- _DIRECTIVE_:
Transcribe all of the material exactly. Any picture in it should be left out.

- _DATA SECTION_:
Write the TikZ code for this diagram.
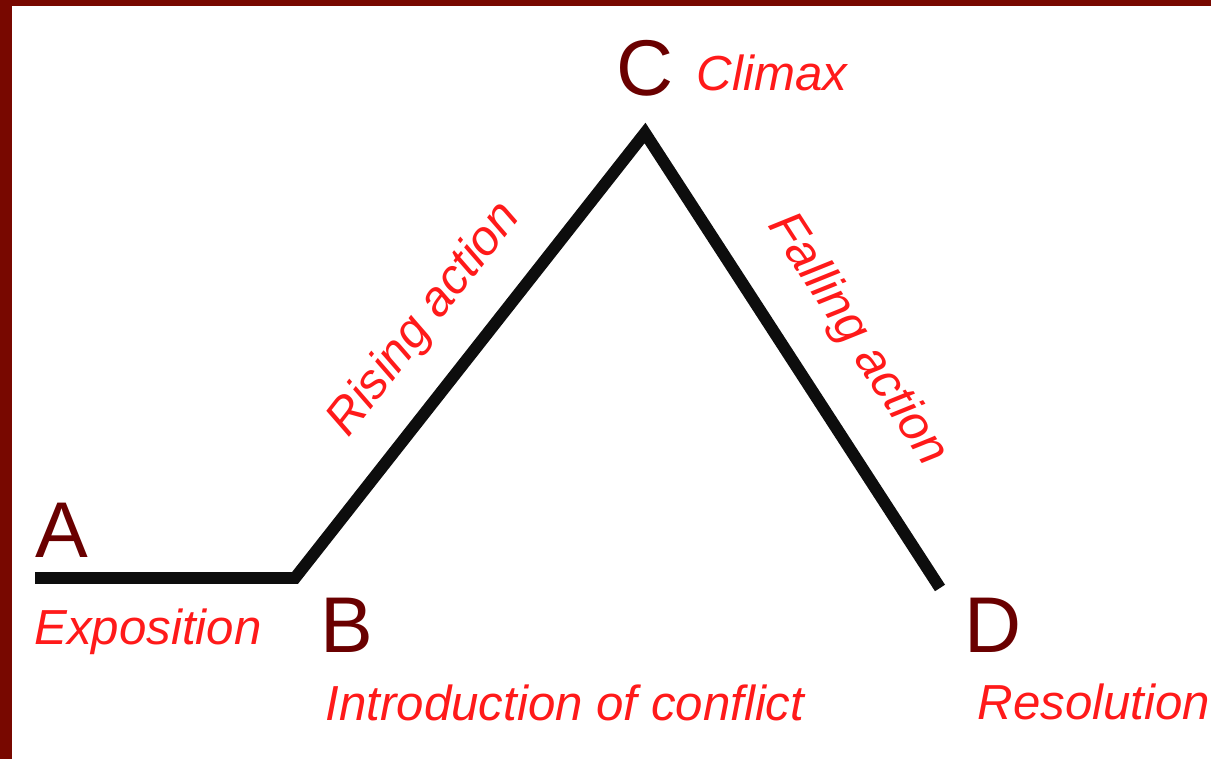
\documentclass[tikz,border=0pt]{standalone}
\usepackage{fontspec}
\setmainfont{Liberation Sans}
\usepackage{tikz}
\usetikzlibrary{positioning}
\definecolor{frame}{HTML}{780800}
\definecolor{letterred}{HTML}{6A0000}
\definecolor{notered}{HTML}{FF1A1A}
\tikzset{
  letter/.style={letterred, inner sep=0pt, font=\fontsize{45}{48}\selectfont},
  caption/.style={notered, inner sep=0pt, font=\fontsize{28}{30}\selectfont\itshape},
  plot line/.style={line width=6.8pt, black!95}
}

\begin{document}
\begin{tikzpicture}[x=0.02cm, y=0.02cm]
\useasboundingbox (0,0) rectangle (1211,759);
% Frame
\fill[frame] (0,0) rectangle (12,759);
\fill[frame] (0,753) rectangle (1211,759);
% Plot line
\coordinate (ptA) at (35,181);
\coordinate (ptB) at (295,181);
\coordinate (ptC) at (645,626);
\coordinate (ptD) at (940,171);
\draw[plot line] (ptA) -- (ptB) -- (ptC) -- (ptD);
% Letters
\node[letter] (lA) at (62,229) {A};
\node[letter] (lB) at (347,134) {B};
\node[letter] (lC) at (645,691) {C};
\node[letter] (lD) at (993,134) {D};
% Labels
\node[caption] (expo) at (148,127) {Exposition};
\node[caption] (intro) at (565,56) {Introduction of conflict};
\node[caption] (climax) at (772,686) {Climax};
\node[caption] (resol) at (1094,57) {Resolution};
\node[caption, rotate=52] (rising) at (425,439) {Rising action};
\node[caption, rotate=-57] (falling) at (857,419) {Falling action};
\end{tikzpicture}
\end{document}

- _RESPONSE BELOW_:
Write the TikZ code for this diagram.
\documentclass[tikz,border=0pt]{standalone}
\usepackage{fontspec}
\setmainfont{Liberation Sans}
\usepackage{tikz}
\usetikzlibrary{positioning}
\definecolor{frame}{HTML}{780800}
\definecolor{letterred}{HTML}{6A0000}
\definecolor{notered}{HTML}{FF1A1A}
\tikzset{
  letter/.style={letterred, inner sep=0pt, font=\fontsize{45}{48}\selectfont},
  caption/.style={notered, inner sep=0pt, font=\fontsize{28}{30}\selectfont\itshape},
  plot line/.style={line width=6.8pt, black!95}
}

\begin{document}
\begin{tikzpicture}[x=0.02cm, y=0.02cm]
\useasboundingbox (0,0) rectangle (1211,759);
% Frame
\fill[frame] (0,0) rectangle (12,759);
\fill[frame] (0,753) rectangle (1211,759);
% Plot line
\coordinate (ptA) at (35,181);
\coordinate (ptB) at (295,181);
\coordinate (ptC) at (645,626);
\coordinate (ptD) at (940,171);
\draw[plot line] (ptA) -- (ptB) -- (ptC) -- (ptD);
% Letters
\node[letter] (lA) at (62,229) {A};
\node[letter] (lB) at (347,134) {B};
\node[letter] (lC) at (645,691) {C};
\node[letter] (lD) at (993,134) {D};
% Labels
\node[caption] (expo) at (148,127) {Exposition};
\node[caption] (intro) at (565,56) {Introduction of conflict};
\node[caption] (climax) at (772,686) {Climax};
\node[caption] (resol) at (1094,57) {Resolution};
\node[caption, rotate=52] (rising) at (425,439) {Rising action};
\node[caption, rotate=-57] (falling) at (857,419) {Falling action};
\end{tikzpicture}
\end{document}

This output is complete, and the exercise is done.